**Set exercise**
Repeat the data that follows, word for word, without the images.

— Start —

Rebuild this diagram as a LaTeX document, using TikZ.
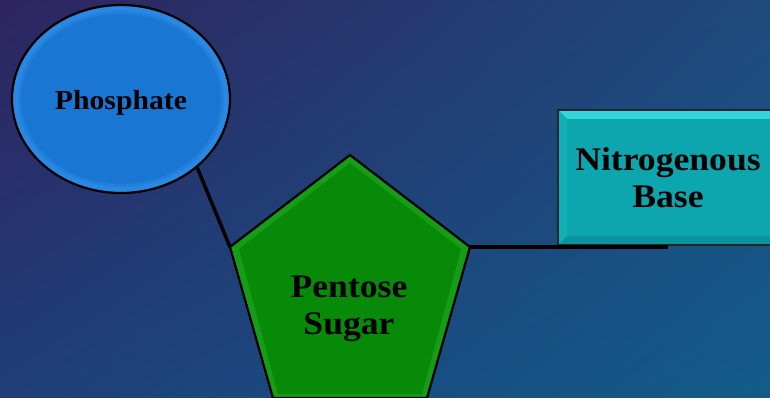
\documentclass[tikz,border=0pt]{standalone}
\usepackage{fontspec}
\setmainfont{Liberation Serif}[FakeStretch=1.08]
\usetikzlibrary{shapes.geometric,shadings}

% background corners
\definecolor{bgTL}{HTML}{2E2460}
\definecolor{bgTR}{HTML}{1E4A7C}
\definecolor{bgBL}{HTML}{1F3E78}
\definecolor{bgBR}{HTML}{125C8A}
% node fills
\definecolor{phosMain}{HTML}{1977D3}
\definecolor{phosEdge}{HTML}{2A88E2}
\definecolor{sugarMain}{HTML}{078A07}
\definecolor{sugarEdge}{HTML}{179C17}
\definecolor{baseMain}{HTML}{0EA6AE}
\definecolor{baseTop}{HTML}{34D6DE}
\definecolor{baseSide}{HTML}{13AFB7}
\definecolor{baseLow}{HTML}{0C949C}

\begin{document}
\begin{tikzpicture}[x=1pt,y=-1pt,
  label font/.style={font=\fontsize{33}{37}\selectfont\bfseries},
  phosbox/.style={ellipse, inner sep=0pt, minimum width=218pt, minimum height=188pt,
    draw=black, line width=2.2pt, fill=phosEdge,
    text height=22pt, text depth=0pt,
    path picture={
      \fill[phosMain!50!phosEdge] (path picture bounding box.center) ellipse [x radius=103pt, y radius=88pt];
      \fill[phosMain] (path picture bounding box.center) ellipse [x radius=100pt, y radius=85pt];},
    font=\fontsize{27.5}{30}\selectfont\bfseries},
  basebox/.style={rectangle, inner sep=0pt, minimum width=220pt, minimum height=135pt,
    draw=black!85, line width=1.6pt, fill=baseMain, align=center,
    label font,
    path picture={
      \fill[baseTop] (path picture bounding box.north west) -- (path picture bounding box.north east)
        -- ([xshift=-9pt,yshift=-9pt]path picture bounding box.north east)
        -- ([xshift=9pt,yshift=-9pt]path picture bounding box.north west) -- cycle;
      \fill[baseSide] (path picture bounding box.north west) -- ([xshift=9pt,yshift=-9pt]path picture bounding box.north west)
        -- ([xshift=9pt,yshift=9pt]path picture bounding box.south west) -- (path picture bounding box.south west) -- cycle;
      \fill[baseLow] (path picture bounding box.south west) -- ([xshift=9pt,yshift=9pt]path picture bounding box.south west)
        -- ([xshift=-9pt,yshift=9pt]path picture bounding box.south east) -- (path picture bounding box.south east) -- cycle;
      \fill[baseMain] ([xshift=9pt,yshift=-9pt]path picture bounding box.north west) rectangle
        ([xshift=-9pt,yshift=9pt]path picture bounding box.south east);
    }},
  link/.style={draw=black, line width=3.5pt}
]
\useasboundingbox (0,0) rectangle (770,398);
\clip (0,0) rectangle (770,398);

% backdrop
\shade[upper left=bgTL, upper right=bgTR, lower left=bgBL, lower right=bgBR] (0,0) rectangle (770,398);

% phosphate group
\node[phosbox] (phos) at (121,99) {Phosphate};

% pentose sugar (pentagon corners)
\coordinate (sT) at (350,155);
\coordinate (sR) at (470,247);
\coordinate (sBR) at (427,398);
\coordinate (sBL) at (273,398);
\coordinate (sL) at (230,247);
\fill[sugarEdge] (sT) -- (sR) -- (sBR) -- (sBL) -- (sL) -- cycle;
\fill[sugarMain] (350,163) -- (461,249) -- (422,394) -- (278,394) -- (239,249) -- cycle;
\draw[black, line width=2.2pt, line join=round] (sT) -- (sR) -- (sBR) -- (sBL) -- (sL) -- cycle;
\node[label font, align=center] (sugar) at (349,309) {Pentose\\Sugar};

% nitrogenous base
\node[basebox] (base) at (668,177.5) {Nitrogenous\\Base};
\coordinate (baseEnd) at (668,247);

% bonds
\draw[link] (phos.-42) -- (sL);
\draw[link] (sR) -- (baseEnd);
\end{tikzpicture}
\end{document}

— End —

**Exercise answer**
Rebuild this diagram as a LaTeX document, using TikZ.
\documentclass[tikz,border=0pt]{standalone}
\usepackage{fontspec}
\setmainfont{Liberation Serif}[FakeStretch=1.08]
\usetikzlibrary{shapes.geometric,shadings}

% background corners
\definecolor{bgTL}{HTML}{2E2460}
\definecolor{bgTR}{HTML}{1E4A7C}
\definecolor{bgBL}{HTML}{1F3E78}
\definecolor{bgBR}{HTML}{125C8A}
% node fills
\definecolor{phosMain}{HTML}{1977D3}
\definecolor{phosEdge}{HTML}{2A88E2}
\definecolor{sugarMain}{HTML}{078A07}
\definecolor{sugarEdge}{HTML}{179C17}
\definecolor{baseMain}{HTML}{0EA6AE}
\definecolor{baseTop}{HTML}{34D6DE}
\definecolor{baseSide}{HTML}{13AFB7}
\definecolor{baseLow}{HTML}{0C949C}

\begin{document}
\begin{tikzpicture}[x=1pt,y=-1pt,
  label font/.style={font=\fontsize{33}{37}\selectfont\bfseries},
  phosbox/.style={ellipse, inner sep=0pt, minimum width=218pt, minimum height=188pt,
    draw=black, line width=2.2pt, fill=phosEdge,
    text height=22pt, text depth=0pt,
    path picture={
      \fill[phosMain!50!phosEdge] (path picture bounding box.center) ellipse [x radius=103pt, y radius=88pt];
      \fill[phosMain] (path picture bounding box.center) ellipse [x radius=100pt, y radius=85pt];},
    font=\fontsize{27.5}{30}\selectfont\bfseries},
  basebox/.style={rectangle, inner sep=0pt, minimum width=220pt, minimum height=135pt,
    draw=black!85, line width=1.6pt, fill=baseMain, align=center,
    label font,
    path picture={
      \fill[baseTop] (path picture bounding box.north west) -- (path picture bounding box.north east)
        -- ([xshift=-9pt,yshift=-9pt]path picture bounding box.north east)
        -- ([xshift=9pt,yshift=-9pt]path picture bounding box.north west) -- cycle;
      \fill[baseSide] (path picture bounding box.north west) -- ([xshift=9pt,yshift=-9pt]path picture bounding box.north west)
        -- ([xshift=9pt,yshift=9pt]path picture bounding box.south west) -- (path picture bounding box.south west) -- cycle;
      \fill[baseLow] (path picture bounding box.south west) -- ([xshift=9pt,yshift=9pt]path picture bounding box.south west)
        -- ([xshift=-9pt,yshift=9pt]path picture bounding box.south east) -- (path picture bounding box.south east) -- cycle;
      \fill[baseMain] ([xshift=9pt,yshift=-9pt]path picture bounding box.north west) rectangle
        ([xshift=-9pt,yshift=9pt]path picture bounding box.south east);
    }},
  link/.style={draw=black, line width=3.5pt}
]
\useasboundingbox (0,0) rectangle (770,398);
\clip (0,0) rectangle (770,398);

% backdrop
\shade[upper left=bgTL, upper right=bgTR, lower left=bgBL, lower right=bgBR] (0,0) rectangle (770,398);

% phosphate group
\node[phosbox] (phos) at (121,99) {Phosphate};

% pentose sugar (pentagon corners)
\coordinate (sT) at (350,155);
\coordinate (sR) at (470,247);
\coordinate (sBR) at (427,398);
\coordinate (sBL) at (273,398);
\coordinate (sL) at (230,247);
\fill[sugarEdge] (sT) -- (sR) -- (sBR) -- (sBL) -- (sL) -- cycle;
\fill[sugarMain] (350,163) -- (461,249) -- (422,394) -- (278,394) -- (239,249) -- cycle;
\draw[black, line width=2.2pt, line join=round] (sT) -- (sR) -- (sBR) -- (sBL) -- (sL) -- cycle;
\node[label font, align=center] (sugar) at (349,309) {Pentose\\Sugar};

% nitrogenous base
\node[basebox] (base) at (668,177.5) {Nitrogenous\\Base};
\coordinate (baseEnd) at (668,247);

% bonds
\draw[link] (phos.-42) -- (sL);
\draw[link] (sR) -- (baseEnd);
\end{tikzpicture}
\end{document}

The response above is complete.